Lisa Rosa - 30. Aug, 14:34

Langsam, langsam,

in meinem Beitrag habe ich weder das Küchenkabinett noch speziell Dich, Michael, angreifen wollen. Vielleicht entstand entgegen meiner Absicht dieser Eindruck, weil ich ihn mit meinem Problem, bei Euch im Blog kommentieren zu können, eingeleitet habe. Das war aber nicht so ernst gedacht. Sorry für das Mißverständnis! ;-)
Mein Beitrag richtet sich gegen die gängigen Auffassungen, die in der Diskussion zu Eurem Posting "Kinderwahlrecht" explizit vorgetragen wurden oder implizit enthalten sind. Ich begrüße es sehr, daß Ihr anläßlich des Kirchhof-Vorschlags eine Diskussion über Kinderwahlrecht initiiert habt.

Den Begriff "stellvertretendes Wahlrecht" gibt es tatsächlich.

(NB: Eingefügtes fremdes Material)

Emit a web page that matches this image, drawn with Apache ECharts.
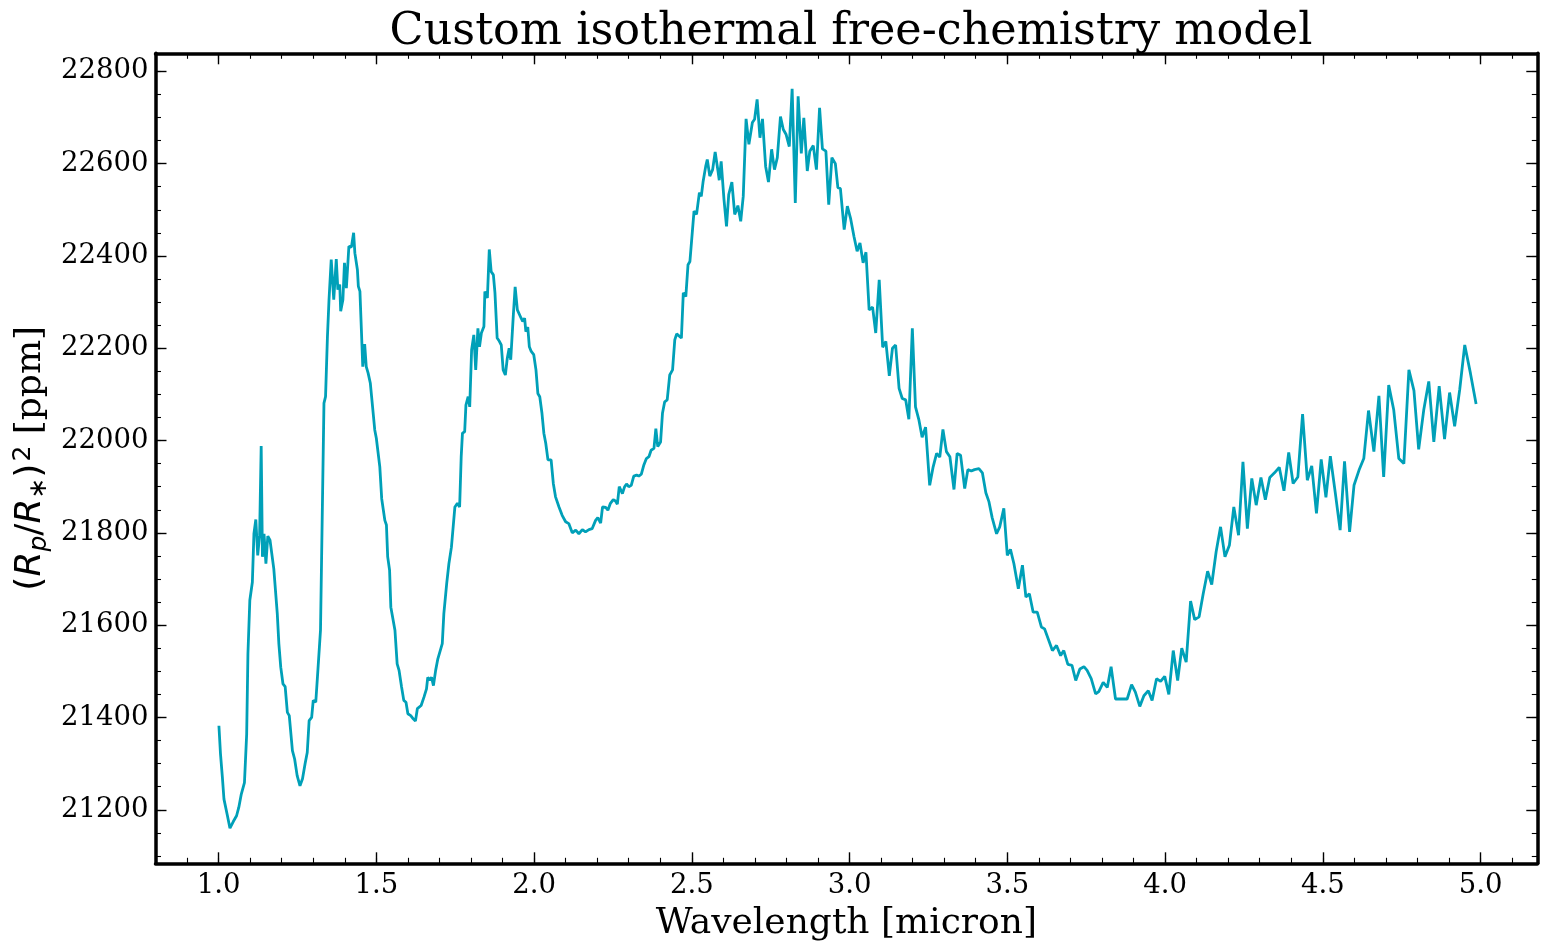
<!DOCTYPE html>
<html>
<head>
<meta charset="utf-8">
<title>Custom isothermal free-chemistry model</title>
<script src="https://cdn.jsdelivr.net/npm/echarts@6/dist/echarts.min.js"></script>
<style>
  html, body { margin: 0; padding: 0; background: #fff; }
  #main { width: 1548px; height: 947px; }
</style>
</head>
<body>
<div id="main"></div>
<script>
// wavelength in micron
var wavelength = [
  1.001,1.006,1.012,1.017,1.028,1.036,1.047,1.057,1.064,1.072,1.082,1.089,1.093,1.099,1.107,1.112,1.118,1.124,1.130,1.135,
  1.139,1.144,1.150,1.156,1.163,1.167,1.175,1.186,1.191,1.197,1.204,1.211,1.218,1.224,1.234,1.241,1.249,1.258,1.266,1.274,
  1.281,1.287,1.295,1.300,1.308,1.313,1.318,1.323,
  1.334,1.339,1.345,1.350,1.357,1.365,1.373,1.378,1.384,1.387,1.394,1.399,1.405,1.413,1.421,1.428,1.432,1.440,1.443,1.448,
  1.453,1.457,1.463,1.468,1.474,1.481,1.485,1.491,1.495,1.500,1.506,1.511,1.517,1.522,1.527,1.532,1.536,1.542,1.546,1.552,
  1.559,1.566,1.572,1.580,
  1.587,1.594,1.600,1.609,1.617,1.624,1.630,1.635,1.642,1.651,1.659,1.663,1.670,1.675,1.681,1.688,1.695,1.701,1.709,1.714,
  1.723,1.730,1.738,1.744,1.749,1.757,1.764,1.769,1.773,1.780,1.784,1.791,1.796,1.802,1.809,1.815,1.822,1.827,1.833,1.841,
  1.844,1.852,1.858,1.864,1.871,1.876,1.883,1.890,1.896,1.902,1.909,1.915,1.921,1.926,1.934,1.940,1.947,1.953,1.959,1.964,
  1.970,1.974,1.980,1.985,1.991,1.999,2.006,2.012,2.018,2.025,2.031,2.037,2.044,2.054,2.061,
  2.068,2.079,2.089,2.100,2.110,2.121,2.132,2.142,2.153,2.163,2.174,2.184,2.195,2.202,2.211,2.217,2.227,2.234,2.242,2.251,
  2.258,2.264,2.270,2.280,2.287,2.293,2.300,2.308,2.316,2.325,2.332,2.340,2.348,2.356,2.364,2.371,2.380,2.386,2.392,2.401,
  2.407,2.414,2.422,2.430,2.439,2.446,2.452,2.458,2.467,2.473,2.481,2.488,2.494,2.500,2.507,2.515,2.524,2.530,2.536,2.544,
  2.549,2.557,2.566,2.574,2.583,2.587,2.593,2.602,2.610,2.617,2.627,2.636,2.642,2.646,2.655,2.663,2.672,2.681,
  2.692,2.699,2.707,2.716,2.724,2.734,2.743,2.753,2.762,2.771,2.781,2.790,2.799,2.809,2.818,2.828,2.837,2.847,2.855,2.866,
  2.874,2.885,2.895,2.905,2.914,2.925,2.934,2.944,2.955,2.963,2.971,2.983,2.993,3.003,3.014,3.024,3.033,3.043,3.052,3.062,
  3.073,3.083,3.094,3.105,3.115,3.126,3.136,3.146,3.157,
  3.167,3.178,3.188,3.199,3.209,3.220,3.230,3.241,3.254,3.265,3.276,3.286,3.296,3.307,3.318,3.331,3.341,3.352,3.365,3.375,
  3.386,3.396,3.410,3.421,3.432,3.442,3.452,3.466,3.476,3.489,3.500,3.510,3.521,3.535,3.548,3.559,3.570,3.582,3.595,3.608,
  3.618,3.631,3.643,3.656,3.669,3.679,3.692,3.705,3.717,3.730,
  3.743,3.753,3.766,3.780,3.790,3.804,3.817,3.829,3.843,3.859,3.880,3.894,3.906,3.920,3.933,3.947,3.959,3.973,3.986,3.999,
  4.012,4.026,4.040,4.053,4.067,4.081,4.094,4.108,4.121,4.135,4.148,4.162,4.176,4.190,4.204,4.218,4.233,4.247,4.261,4.275,
  4.289,4.304,4.318,4.332,4.347,4.362,
  4.377,4.392,4.406,4.421,4.436,4.451,4.465,4.480,4.495,4.510,4.524,4.540,4.555,4.569,4.585,4.599,4.615,4.630,4.645,4.662,
  4.678,4.693,4.709,4.725,4.741,4.757,4.773,4.789,4.804,4.820,4.836,4.852,4.869,4.886,4.902,4.918,4.934,4.950,4.968,4.986
];

// (Rp/R*)^2 in ppm
var transitDepth = [
  21382,21321,21270,21223,21187,21160,21175,21187,21205,21234,21259,21364,21538,21654,21693,21798,21829,21751,21795,21988,
  21748,21798,21733,21793,21784,21788,21722,21625,21560,21509,21473,21467,21411,21404,21328,21310,21274,21252,21267,21299,
  21324,21393,21400,21437,21433,21484,21487,21589,
  22081,22095,22225,22305,22392,22305,22393,22327,22338,22280,22305,22385,22330,22421,22419,22450,22406,22370,22334,22323,
  22233,22160,22209,22160,22146,22124,22095,22095,22023,22005,22008,21943,21874,21871,21827,21817,21748,21719,21639,21636,
  21589,21516,21502,21466,
  21437,21433,21408,21404,21397,21392,21419,21415,21426,21444,21462,21487,21481,21487,21469,21502,21527,21531,21560,21625,
  21690,21733,21769,21773,21856,21864,21856,21965,22016,22019,22077,22095,22073,22196,22229,22153,22243,22203,22233,22247,
  22323,22309,22414,22366,22359,22320,22222,22215,22207,22153,22142,22178,22200,22175,22269,22333,22283,22287,22265,22258,
  22265,22236,22246,22203,22193,22186,22153,22102,22095,22059,22016,21994,21958,21958,21907,
  21878,21856,21838,21824,21820,21800,21806,21798,21807,21802,21807,21809,21827,21833,21821,21856,21855,21849,21864,21872,
  21869,21862,21900,21885,21900,21906,21900,21903,21923,21925,21923,21927,21947,21961,21965,21979,21983,22026,21987,21997,
  22059,22084,22088,22142,22153,22218,22231,22229,22222,22320,22312,22381,22388,22392,22497,22490,22537,22529,22562,22594,
  22609,22573,22587,22625,22584,22564,22605,22522,22464,22533,22560,22490,22500,22509,22475,22529,22697,22642,
  22689,22696,22739,22656,22697,22594,22560,22631,22587,22613,22702,22674,22663,22637,22762,22515,22746,22622,22699,22584,
  22627,22639,22587,22721,22632,22627,22511,22613,22600,22548,22546,22457,22508,22482,22442,22410,22428,22385,22408,22283,
  22289,22233,22348,22202,22215,22140,22200,22207,22113,
  22091,22088,22046,22243,22073,22044,22007,22029,21903,21943,21972,21964,22024,21976,21965,21894,21972,21968,21896,21937,
  21934,21937,21939,21930,21887,21867,21833,21798,21813,21853,21751,21764,21733,21679,21730,21661,21668,21628,21628,21596,
  21592,21568,21545,21556,21534,21545,21515,21513,21480,21505,
  21510,21502,21484,21451,21456,21476,21465,21510,21440,21440,21440,21471,21455,21424,21447,21458,21437,21484,21478,21489,
  21450,21545,21480,21550,21520,21652,21612,21618,21668,21717,21688,21759,21813,21748,21773,21856,21795,21954,21809,21918,
  21860,21920,21872,21920,21930,21942,
  21891,21974,21907,21921,22057,21914,21945,21842,21959,21877,21966,21885,21806,21955,21802,21903,21936,21961,22065,21976,
  22097,21921,22120,22066,21961,21950,22153,22108,21981,22066,22128,21997,22118,22003,22104,22031,22110,22207,22146,22079
];

var xTicks = [1.0, 1.5, 2.0, 2.5, 3.0, 3.5, 4.0, 4.5, 5.0];
var yTicks = [21200, 21400, 21600, 21800, 22000, 22200, 22400, 22600, 22800];

var xMin = 0.8, xMax = 5.18;
var yMin = 21084, yMax = 22839;

var xMinor = [];
for (var i = 9; i <= 51; i++) xMinor.push(Math.round(i * 10) / 100);
var yMinor = [];
for (var v = 21100; v <= 22800; v += 50) yMinor.push(v);

var lineColor = '#00a0b8';
var frame = { show: true, onZero: false, lineStyle: { color: '#000', width: 3.5 } };
var serif = 'DejaVu Serif';

function majorTick(vals) {
    return { show: true, inside: true, length: 11, customValues: vals, lineStyle: { color: '#000', width: 1.4 } };
}
function minorTick(vals) {
    return { show: true, inside: true, length: 5.5, customValues: vals, lineStyle: { color: '#000', width: 1.1 } };
}

var chart = echarts.init(document.getElementById('main'), null, { renderer: 'canvas' });

var option = {
    backgroundColor: '#fff',
    animation: false,
    title: {
        text: 'Custom isothermal free-chemistry model',
        left: 846,
        textAlign: 'center',
        top: 5,
        textStyle: { fontFamily: serif, fontSize: 44.5, fontWeight: 'normal', color: '#000' }
    },
    grid: {
        left: 155.5, right: 10.7, top: 53.3, bottom: 83.7,
        containLabel: false, outerBoundsMode: 'none'
    },
    xAxis: [
        {
            type: 'value', min: xMin, max: xMax, position: 'bottom',
            axisLine: frame,
            axisTick: majorTick(xTicks),
            axisLabel: {
                customValues: xTicks, margin: 9,
                formatter: function (v) { return v.toFixed(1); },
                fontFamily: serif, fontSize: 27.5, color: '#000'
            },
            splitLine: { show: false },
            name: 'Wavelength [micron]', nameLocation: 'middle', nameGap: 37,
            nameTextStyle: { fontFamily: serif, fontSize: 36, color: '#000', verticalAlign: 'top' }
        },
        {
            type: 'value', min: xMin, max: xMax, position: 'bottom',
            axisLine: { show: false }, axisTick: minorTick(xMinor),
            axisLabel: { show: false }, splitLine: { show: false }
        },
        {
            type: 'value', min: xMin, max: xMax, position: 'top',
            axisLine: frame, axisTick: majorTick(xTicks),
            axisLabel: { show: false }, splitLine: { show: false }
        },
        {
            type: 'value', min: xMin, max: xMax, position: 'top',
            axisLine: { show: false }, axisTick: minorTick(xMinor),
            axisLabel: { show: false }, splitLine: { show: false }
        }
    ],
    yAxis: [
        {
            type: 'value', min: yMin, max: yMax, position: 'left',
            axisLine: frame,
            axisTick: majorTick(yTicks),
            axisLabel: {
                customValues: yTicks, margin: 7,
                formatter: function (v) { return String(v); },
                fontFamily: serif, fontSize: 27.5, color: '#000'
            },
            splitLine: { show: false },
            name: '{n|(}{i|R}{sp|p}{n|/}{i|R}{ss|∗}{n|)}{up|2}{b| [ppm]}',
            nameLocation: 'middle', nameRotate: 90, nameGap: 100,
            nameMoveOverlap: false,
            nameTextStyle: {
                color: '#000',
                rich: {
                    n: { fontFamily: 'DejaVu Sans', fontSize: 36, lineHeight: 50, color: '#000' },
                    i: { fontFamily: 'DejaVu Sans', fontStyle: 'italic', fontSize: 36, lineHeight: 50, color: '#000' },
                    sp: { fontFamily: 'DejaVu Sans', fontStyle: 'italic', fontSize: 25, lineHeight: 50, verticalAlign: 'bottom', padding: [0, 0, 4, 0], color: '#000' },
                    ss: { fontFamily: 'DejaVu Sans', fontSize: 25, lineHeight: 50, verticalAlign: 'bottom', padding: [0, 0, 4, 0], color: '#000' },
                    up: { fontFamily: 'DejaVu Sans', fontSize: 25, lineHeight: 50, verticalAlign: 'top', padding: [5, 0, 0, 2], color: '#000' },
                    b: { fontFamily: serif, fontSize: 36, lineHeight: 50, color: '#000' }
                }
            }
        },
        {
            type: 'value', min: yMin, max: yMax, position: 'left',
            axisLine: { show: false }, axisTick: minorTick(yMinor),
            axisLabel: { show: false }, splitLine: { show: false }
        },
        {
            type: 'value', min: yMin, max: yMax, position: 'right',
            axisLine: frame, axisTick: majorTick(yTicks),
            axisLabel: { show: false }, splitLine: { show: false }
        },
        {
            type: 'value', min: yMin, max: yMax, position: 'right',
            axisLine: { show: false }, axisTick: minorTick(yMinor),
            axisLabel: { show: false }, splitLine: { show: false }
        }
    ],
    series: [
        {
            type: 'line',
            xAxisIndex: 0,
            yAxisIndex: 0,
            showSymbol: false,
            symbol: 'none',
            data: wavelength.map(function (w, k) { return [w, transitDepth[k]]; }),
            lineStyle: { color: lineColor, width: 2.8 },
            itemStyle: { color: lineColor }
        }
    ]
};

chart.setOption(option);
</script>
</body>
</html>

Ich würde nicht auf Präzision und semantische Eindeutigkeit verzichten, bloß weil ein Begriff "komisch klingt", und damit die Bedeutung und das Verständnis der Ästhetik unterordnen. Kein Wunder, daß mich auch der Titel provoziert hat zu meinen Überlegungen darüber, wie Kinder selbstverständlich und unhinterfragt bevormundet werden.

Dein ausführlicher Kommentar hier zeigt, daß es generell in dieser Gesellschaft offenbar völlig abwegig erscheint, Rechtsverständnis, Politikverständnis oder Demoktratietheorie als etwas Historisches zu sehen, also als etwas, das sich verändern kann und muß!
Konsequenterweise bist Du ja in Deinen Ausführungen auch weder auf meine, noch auf corredors historische Analogien und Argumente eingegangen. Du hast Dein Verständnis vom Rechtszustand des Bestehenden und die Meinungen anderer dazu dargelegt. Gut. Kann man das Bestehende nicht infrage stellen?

Über das, was ein "Erziehungsgedanke" ist, sein könnte, bewirkt, welche verschiedenen "Gedanken" und vor allem Taten sich hinter verschiedenen Erziehungsabsichten und -konzepten verbergen, tja ... Darum geht es wohl!

Mündigkeit: Seit politische Rechte nicht mehr an Besitz und soziale Stellung geknüpft werden dürfen, hat sich - da sie trotzdem nicht allen zugestanden werden sollen - dieser Begriff zur Unterscheidung "Rechte haben/keine Rechte haben" etabliert. Es ist ein Begriff, der die Selbstbestimmung betrifft und der suggeriert, sie wahrnehmen zu dürfen, habe ausschließlich etwas mit einer objektiv bestimmten Kompetenz des Individuums zu tun, sie wahrnehmen zu können, etwa eine Funktion natürlicher Reifungsprozesse oder umgekehrt deren Verfall im Alter. Der Erwerb von Kompetenzen ist aber an ihren Gebrauch gebunden.

Du bringst das Schutzbedürfnis von Kindern in Zusammenhang mit Rechten und Verantwortung. Warum? Kann man denn nicht jemandem Schutz gewähren, ohne ihn in Rechten und Selbstbestimmung einzuschränken? Erst durch diese Verknüpfung ergibt sich Bevormundung, Entmündigung, Entmachtung. Die gängigen Vorstellungen von Schutz und Fürsorge camouflieren sie. Aber auch diese Vorstellungen sind historisch.
In der dritten Welt sind Kinder von 12 Jahren in der Lage, ihre Familien zu ernähren, massenhaft. Die Bedingungen, unter denen sie es tun müssen, sind furchtbar. Das ändert aber nichts daran, daß nachgewiesenermaßen Kinder in der Lage sind, nicht nur für sich selbst, sondern auch noch für andere Verantwortung zu übernehmen. Folglich: die Unmündigkeit und die Unselbständigkeit bei uns ist nicht natürlich, sie ist historisch gesellschaftlich, ihre Aufrechterhaltung politisch gewollt. Und politischen Willen muß man pausenlos in Frage stellen dürfen, oder nicht?